Maryland Save Our Streams has not generated enough bang with scarce government bucks to please some Severn River conservation activists.
Save Our Streams, a statewide non-profit agency, received $60,000 from the county government last year to launch the Severn River Project, a three-year educational campaign.
Although the county has given Save Our Streams a second $60,000 grant to continue this year, members of two other conservation groups active along the 23-mile-long scenic river complain that little has been accomplished so far.
Too much has been spent on salaries and administration, and not enough on involving residents, said members of the Severn River Association, a coalition of 90 civic groups, and the Severn River Commission, a government-appointed advisory panel.
"I haven't received a report from any of our members that Save Our Streams has been active in their neighborhood," said Stuart Morris, Severn River Association president. "I have to wonder what they have been doing for the past year."

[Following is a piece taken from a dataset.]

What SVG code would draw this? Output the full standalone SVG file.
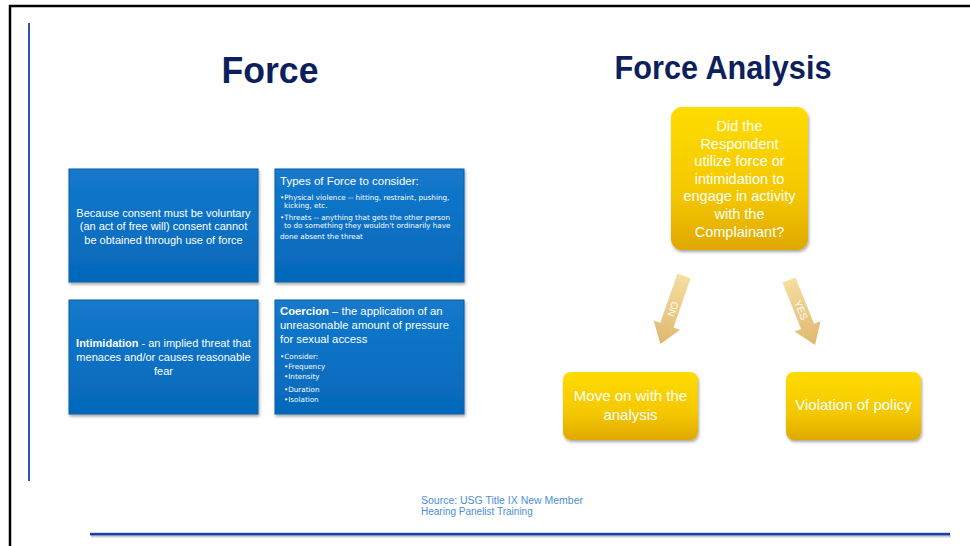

Two Save Our Streams staff members assigned to the Severn River Project are paid about $40,000 a year.
Instead of financing the remainder of the project's $120,000 annual budget through community fund-raising, the group has relied too heavily on additional grants from the Department of Natural Resources and Save Our Streams' own financial resources, critics said.
"We got the very clear impression that Save Our Streams was going to go door-to-door to raise money and awareness at the same time," said Lina Vlavianos, a member of the Severn River Commission member.
"The whole point was to get people involved. Instead, my sense is that Save Our Streams is involved."
Cathy Emminizer, outgoing project coordinator for Save Our Streams, said the group had distributed pamphlets outlining home conservation measures to 12,000 of the 30,000 homes in the Severn watershed.
But much of the past year has been spent organizing the statewide Adopt-a-Stream program for the state Department of Natural Resources and writing pamphlets, she said.
Rodney Banks, an Anne Arundel planner supervising the county's contract with Save Our Streams, said the county narrowed the program's objectives after environmentalists questioned its accomplishments this summer.
For instance, Save Our Streams will no longer compete with county government for state grants to improve storm water drains, Banks said.
Instead, the group will focus on scheduling conservation workshops, writing educational literature and, most importantly, developing an inexpensive test of water quality for tidal streams, Banks said.
During the last decade, Save Our Streams popularized an inexpensive "bug test" -- a count of the number of insects in sediment samples -- for fresh-water streams.
Save Our Streams will work with Westinghouse Corp. to develop a "grabber," which volunteers can use to scoop up sediment from creek bottoms along the Severn. Later, the sediment can be tested for "little critters," whose presence indicates healthy water, Banks said.
"It's money well spent," said Banks. "Sometimes, when you're talking about an education program, it's difficult to come out with a tangible product."
Jonathan Pearson, a Connecticut native who took over the Severn River Project early this month, will be kept busy with the new objectives, said Emminizer. A former Peace Corps volunteer in Micronesia, Pearson has experience in broadcast journalism and political organizations, Emminizer said.
"We're moving into a new phase," said Emminizer. "We'll be doing more outreach, getting more information into the community and doing more grass-roots organization."